ABSTRACT

According to the conventional wisdom, the American “state” is small, weak, and decentralized. The U.S. is the welfare state laggard that has never quite caught up with its older siblings in western Europe. Americans stubbornly remain more market-oriented and more tax-averse than citizens of other advanced industrial democracies. Some attribute this to American political culture, most importantly its devotion to individualism, its distrust of government authority, and its commitment to equality of opportunity rather than equality of results. Others emphasize our fragmented political institutions, especially our distinctive combination of federalism, separation of powers, and bicameralism. The extent to which American institutions and political culture reinforce each other makes it difficult to decide which of these two features is more important for explaining our predicament: our constitutional structure was designed to limit the authority of the central government, and our political culture provides no sustained impetus for major policy or constitutional change. Moreover, the conflict and inefficiencies created by our system of “separated institutions sharing power” no doubt increases distrust of government.
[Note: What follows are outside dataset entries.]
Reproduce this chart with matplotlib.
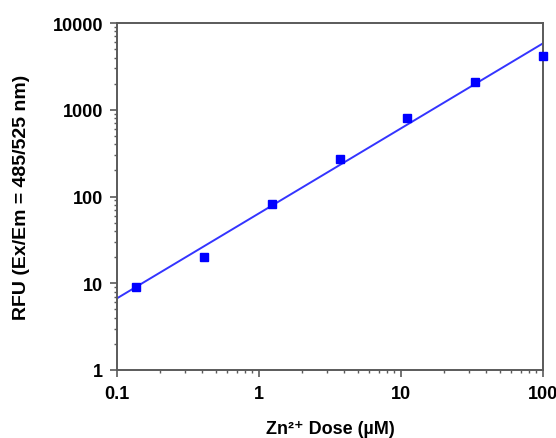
import matplotlib
matplotlib.use("Agg")
import matplotlib.pyplot as plt
from matplotlib.ticker import FuncFormatter, LogLocator, NullFormatter

# Zn2+ dose-response (3-fold dilution series)
dose_um = [0.137, 0.41, 1.23, 3.7, 11.1, 33.3, 100]
rfu = [9.1, 20, 82, 273, 800, 2070, 4200]

# fitted line end points
fit_dose = [0.1, 100]
fit_rfu = [6.7, 5830]

plt.rcParams["font.family"] = ["Liberation Sans", "DejaVu Sans"]
plt.rcParams["font.weight"] = "bold"

fig = plt.figure(figsize=(5.56, 4.39), dpi=100)
ax = fig.add_axes([0.2104, 0.1549, 0.7662, 0.7904])

ax.plot(fit_dose, fit_rfu, color="#3434ff", lw=1.4, zorder=2)
ax.plot(dose_um, rfu, "s", color="#0000ff", ms=5.5, zorder=3, clip_on=False)

ax.set_xscale("log")
ax.set_yscale("log")
ax.set_xlim(0.1, 100)
ax.set_ylim(1, 10000)

plain = FuncFormatter(lambda v, _: f"{v:g}")
ax.xaxis.set_major_formatter(plain)
ax.yaxis.set_major_formatter(plain)
ax.xaxis.set_minor_locator(LogLocator(base=10, subs=range(2, 10)))
ax.yaxis.set_minor_locator(LogLocator(base=10, subs=range(2, 10)))
ax.xaxis.set_minor_formatter(NullFormatter())
ax.yaxis.set_minor_formatter(NullFormatter())

for s in ax.spines.values():
    s.set_color("#5a5a5a")
    s.set_linewidth(1.4)
ax.tick_params(which="major", direction="out", length=5, width=1.2,
               color="#5a5a5a", labelsize=13)
ax.tick_params(axis="x", which="major", pad=6)
ax.tick_params(axis="y", which="major", pad=5)
ax.tick_params(which="minor", direction="out", length=2.5, width=1,
               color="#5a5a5a")
ax.tick_params(top=False, right=False, which="both")
for lbl in ax.get_xticklabels() + ax.get_yticklabels():
    lbl.set_fontweight("bold")

ax.set_xlabel("Zn²⁺ Dose (µM)", fontsize=13, fontweight="bold", va="center")
ax.set_ylabel("RFU (Ex/Em = 485/525 nm)", fontsize=14, fontweight="bold",
              va="center")
ax.xaxis.set_label_coords(0.5, -(430 - 371) / 347, transform=ax.transAxes)
ax.yaxis.set_label_coords(-(117 - 22) / 426, 0.5, transform=ax.transAxes)

fig.savefig("out.png", dpi=100)
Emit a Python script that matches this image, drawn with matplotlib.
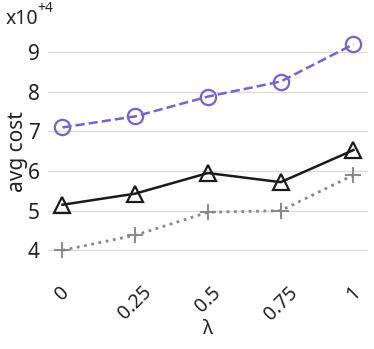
import numpy as np
import matplotlib.pyplot as plt

plt.rcParams['font.family'] = ['Noto Sans', 'DejaVu Sans']

# lambda values and average cost (x10^4)
lam = [0, 0.25, 0.5, 0.75, 1]
lam_labels = ["0", "0.25", "0.5", "0.75", "1"]
cost_circle = [7.1, 7.38, 7.88, 8.26, 9.2]
cost_triangle = [5.15, 5.43, 5.95, 5.72, 6.53]
cost_plus = [4.0, 4.38, 4.96, 5.0, 5.9]
yticks = [4, 5, 6, 7, 8, 9]

fig = plt.figure(figsize=(3.74, 3.49), dpi=100)
ax = fig.add_axes([0.128, 0.226, 0.856, 0.679])

ax.plot(lam, cost_circle, '--', color='#7463d6', lw=1.8, marker='o',
        markersize=11, markerfacecolor='none', markeredgecolor='#7463d6',
        markeredgewidth=1.6)
ax.plot(lam, cost_triangle, '-', color='#1a1a1a', lw=1.8, marker='^',
        markersize=11, markerfacecolor='none', markeredgecolor='#1a1a1a',
        markeredgewidth=1.6)
ax.plot(lam, cost_plus, ':', color='#888888', lw=2.0, marker='+',
        markersize=11, markeredgecolor='#888888', markeredgewidth=1.4)

ax.set_xlim(-0.05, 1.05)
ax.set_ylim(3.5, 9.48)
ax.set_xticks(lam)
ax.set_xticklabels(lam_labels, rotation=45, fontsize=14)
ax.set_yticks(yticks)
ax.set_yticklabels([str(v) for v in yticks], fontsize=15)
ax.tick_params(length=0, colors='#222222', pad=6)
ax.tick_params(axis='x', pad=9)
ax.grid(axis='y', color='#dddddd', lw=1)
ax.set_axisbelow(True)
for s in ax.spines.values():
    s.set_visible(False)

ax.set_xlabel("λ", fontsize=14, color='#222222', va='center')
ax.xaxis.set_label_coords(0.5, -0.25)
ax.set_ylabel("avg cost", fontsize=15, color='#222222', va='center')
ax.yaxis.set_label_coords(-0.095, 0.5)
fig.text(0.015, 0.93, "x10", fontsize=14, color='#222222')
fig.text(0.10, 0.965, "+4", fontsize=10, color='#222222')

fig.savefig("out.png", dpi=100)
As a result, those who favor a more assertive, European-style state usually call for both institutional reform—moving toward some form of parliamentary government and strengthening the authority of the national government over the states—and a new “public philosophy,” one more suitable for our “collectivist age.” Those who do not favor such changes, in contrast, celebrate “American exceptionalism” as a source of economic dynamism and a protector of our liberties.